TOPSHOT – US Women National Basketball Association’s (WNBA) basketball player Brittney Griner, who was detained at Moscow’s Sheremetyevo airport and later charged with illegal possession of cannabis, is escorted to the courtroom to hear the court’s final decision in Khimki outside Moscow, on August 4, 2022. (Photo by Kirill KUDRYAVTSEV / AFP) (Photo by KIRILL KUDRYAVTSEV/AFP via Getty Images)

A lie can travel halfway around the world while the truth is putting on its shoes.

Brittney Griner is known for her game on the basketball court, but she’s now become embroiled in a much more dangerous game overseas. Griner has been detained in Russia for over five months after she was stopped at an airport for possessing vape cartridges containing hashish oil, which is illegal in the country.
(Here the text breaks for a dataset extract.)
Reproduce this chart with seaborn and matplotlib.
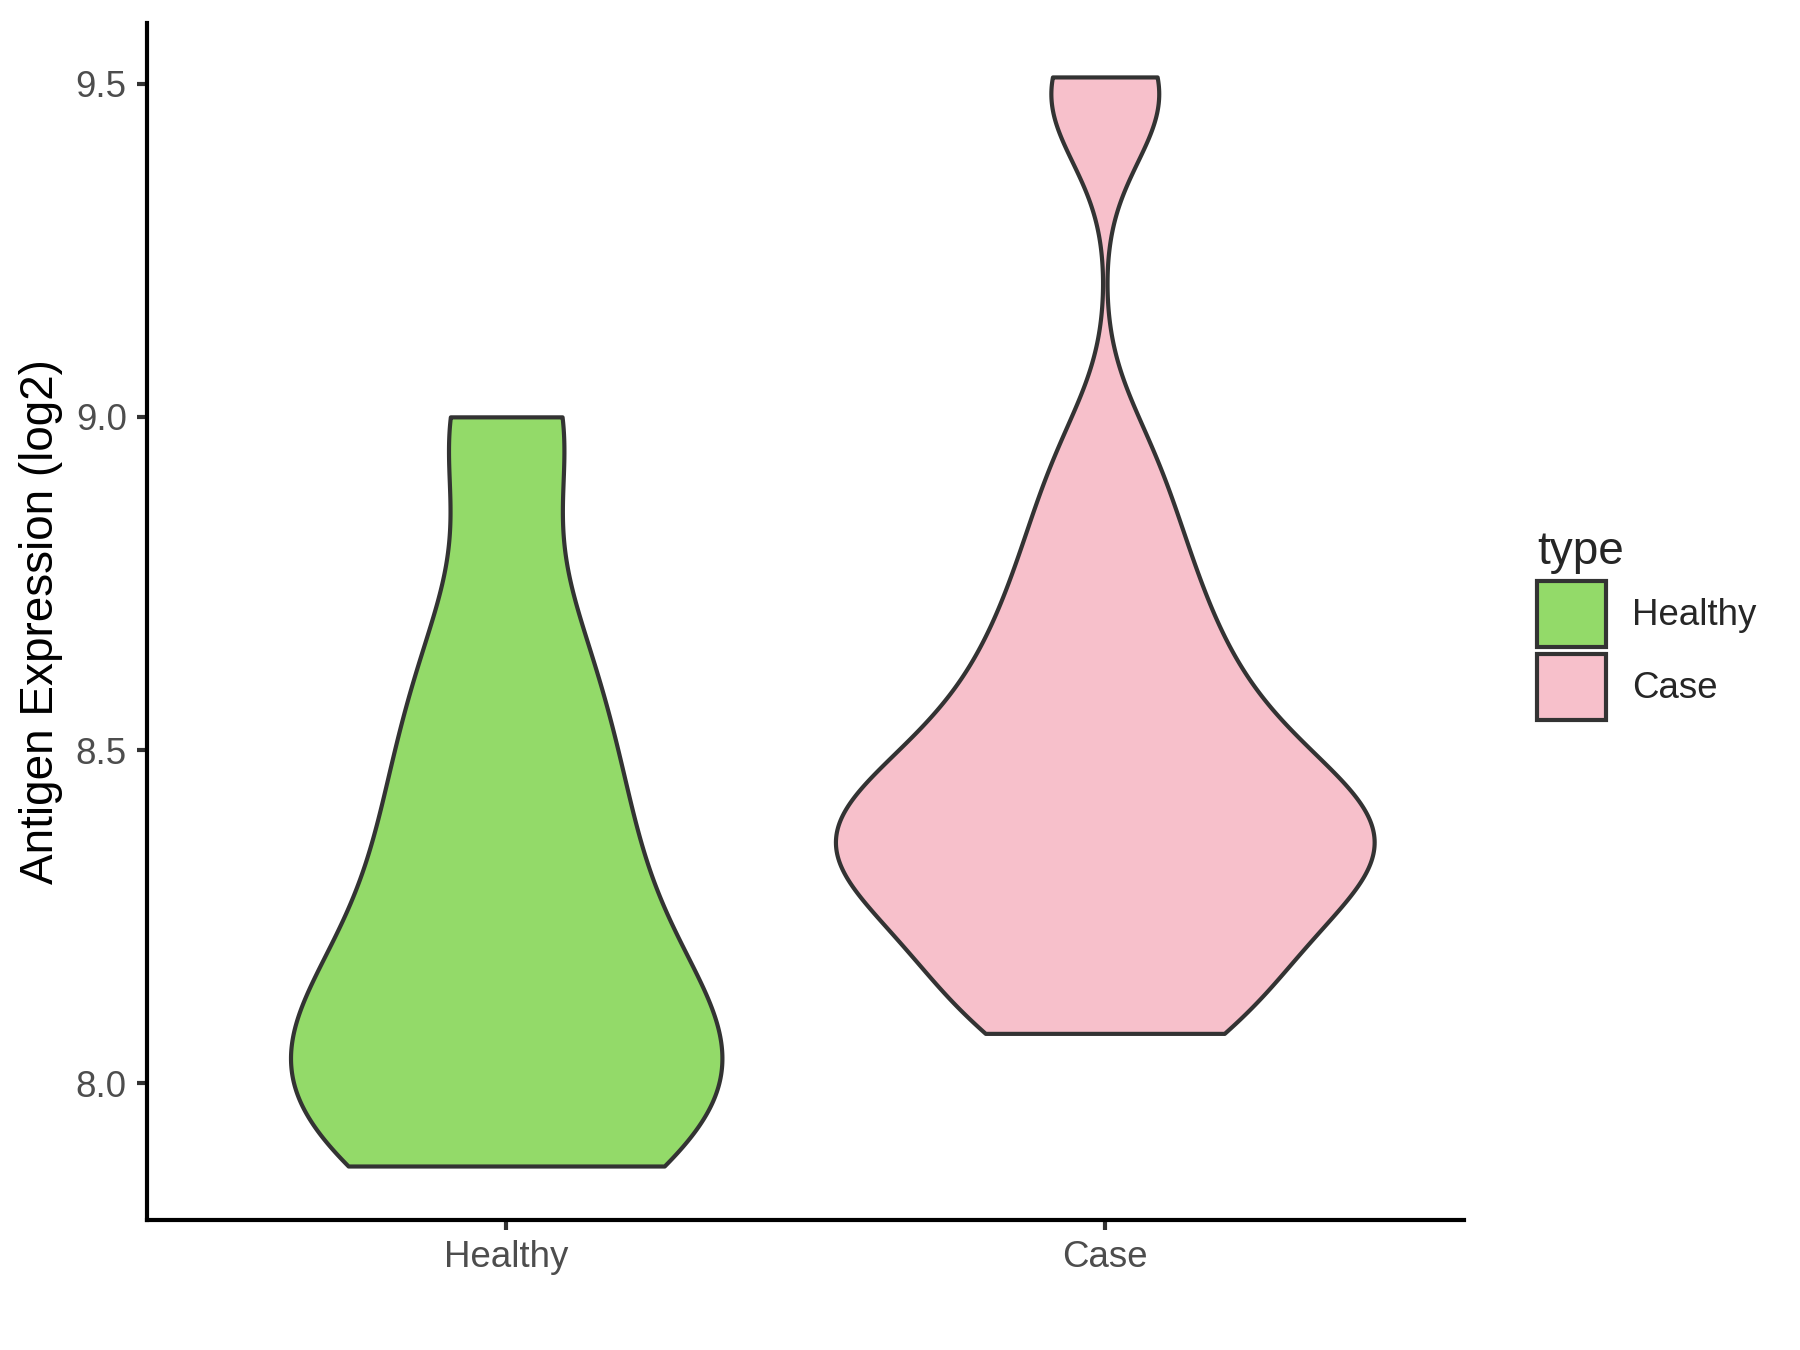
import numpy as np
import pandas as pd
import seaborn as sns
import matplotlib.pyplot as plt
from matplotlib.patches import Patch

# Antigen expression (log2)
healthy_vals = [7.876, 7.88, 7.90, 7.95, 8.00, 8.04, 8.07, 8.08, 8.12, 8.18,
                8.25, 8.31, 8.38, 8.45, 8.53, 8.62, 8.72, 8.99, 9.00]
case_vals = [8.075, 8.09, 8.13, 8.16, 8.23, 8.25, 8.28, 8.31, 8.33, 8.35,
             8.37, 8.39, 8.41, 8.43, 8.46, 8.49, 8.54, 8.58, 8.63, 8.69,
             8.76, 8.84, 8.95, 9.46, 9.51]

groups = ["Healthy", "Case"]
colors = ["#93DA69", "#F7C0CB"]
y_ticks = [8.0, 8.5, 9.0, 9.5]

df = pd.DataFrame({
    "type": ["Healthy"] * len(healthy_vals) + ["Case"] * len(case_vals),
    "value": healthy_vals + case_vals,
})


def nrd0(kde):
    # R's default bandwidth rule (what ggplot's geom_violin uses)
    x = kde.dataset[0]
    sd = x.std(ddof=1)
    q75, q25 = np.percentile(x, [75, 25])
    h = 0.9 * min(sd, (q75 - q25) / 1.34) * len(x) ** -0.2
    return h / sd


sns.set_style("ticks")
plt.rcParams["font.family"] = ["Liberation Sans", "DejaVu Sans"]

fig = plt.figure(figsize=(6, 4.5), dpi=300)
ax = fig.add_axes([0.0817, 0.0963, 0.7316, 0.8867])

sns.violinplot(data=df, x="type", y="value", hue="type", order=groups,
               hue_order=groups, palette=colors, saturation=1, cut=0,
               density_norm="area", common_norm=True, width=0.9, inner=None,
               linewidth=1.0, linecolor="#333333", bw_method=nrd0,
               bw_adjust=0.8, gridsize=400, legend=False, ax=ax)

ax.set_xlim(-0.6, 1.6)
ax.set_ylim(7.795, 9.591)
ax.set_yticks(y_ticks)
ax.set_yticklabels([f"{t:.1f}" for t in y_ticks])
ax.set_xlabel("")
ax.set_ylabel("Antigen Expression (log2)", fontsize=11, color="black", labelpad=3)
ax.tick_params(axis="both", labelsize=8.8, labelcolor="#4D4D4D", color="#333333",
               length=2.4, width=1.0, pad=2.5)
for side in ["top", "right"]:
    ax.spines[side].set_visible(False)
for side in ["left", "bottom"]:
    ax.spines[side].set_linewidth(1.0)
    ax.spines[side].set_color("black")

# legend keys drawn as big square swatches, like ggplot's
handles = [Patch(facecolor=c, edgecolor="#333333", linewidth=1.0) for c in colors]
ax.legend(handles, groups, loc="center left", bbox_to_anchor=(0.854, 0.537),
          bbox_transform=fig.transFigure, frameon=False, title="type",
          title_fontsize=11, fontsize=8.8, handlelength=1.88,
          handleheight=2.4, labelspacing=0.19, handletextpad=0.71,
          borderpad=0, borderaxespad=0, alignment="left")

fig.savefig("out.png", dpi=300)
She faced a maximum of 10 years in prison but ended up getting 9.5.

Calls to free the WNBA star have escalated in the months since her detainment and put a considerable amount of pressure on the Biden administration to act. A potential prisoner swap could see Griner exchanged for Russian arms dealer Viktor Bout. President Joe Biden has accused Russia of “wrongfully detaining Brittney,” calling the decision “unacceptable.”
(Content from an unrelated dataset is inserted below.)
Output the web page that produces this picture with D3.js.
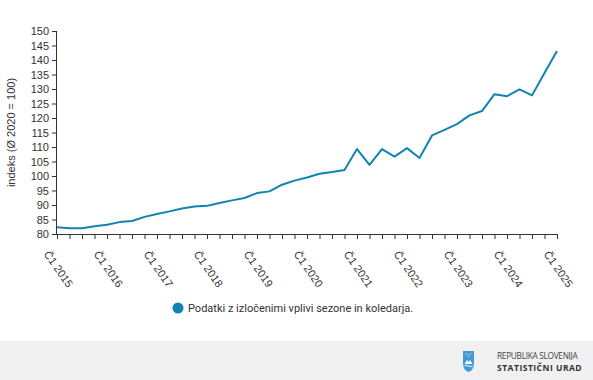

In the meantime, social media has been going nuts over claims that Brittney Griner has been “ordered by officials” to take a DNA test to determine whether she would serve her sentence in a male or female prison.

This is clearly false and a mean-spirited joke as Griner has been targeted with similar claims throughout her basketball career that goes all the way back to her time at Baylor.

The basketball star addressed the issue directly in 2015, as part of a photoshoot for ESPN Magazine’s “Body Issue”.

Griner said: “I’ve heard, ‘Oh, she’s not a female, she’s a male.’ I’ve been told, ‘Oh, she’s tucking stuff.’ They thought I was tucking.

“I mean, [in the Body Issue] it’s out there. Let me show that I embrace the flatness! I just want people to see somebody who embraces being naked, embraces everything about them being different.”

A 2013 interview with Elle reported that she “never had the feeling she was born the ‘wrong’ sex.”

Griner said: “I’m just being myself, honestly. I know society puts it, ‘Oh, this is masculine and this is feminine.’ I don’t put myself in categories.”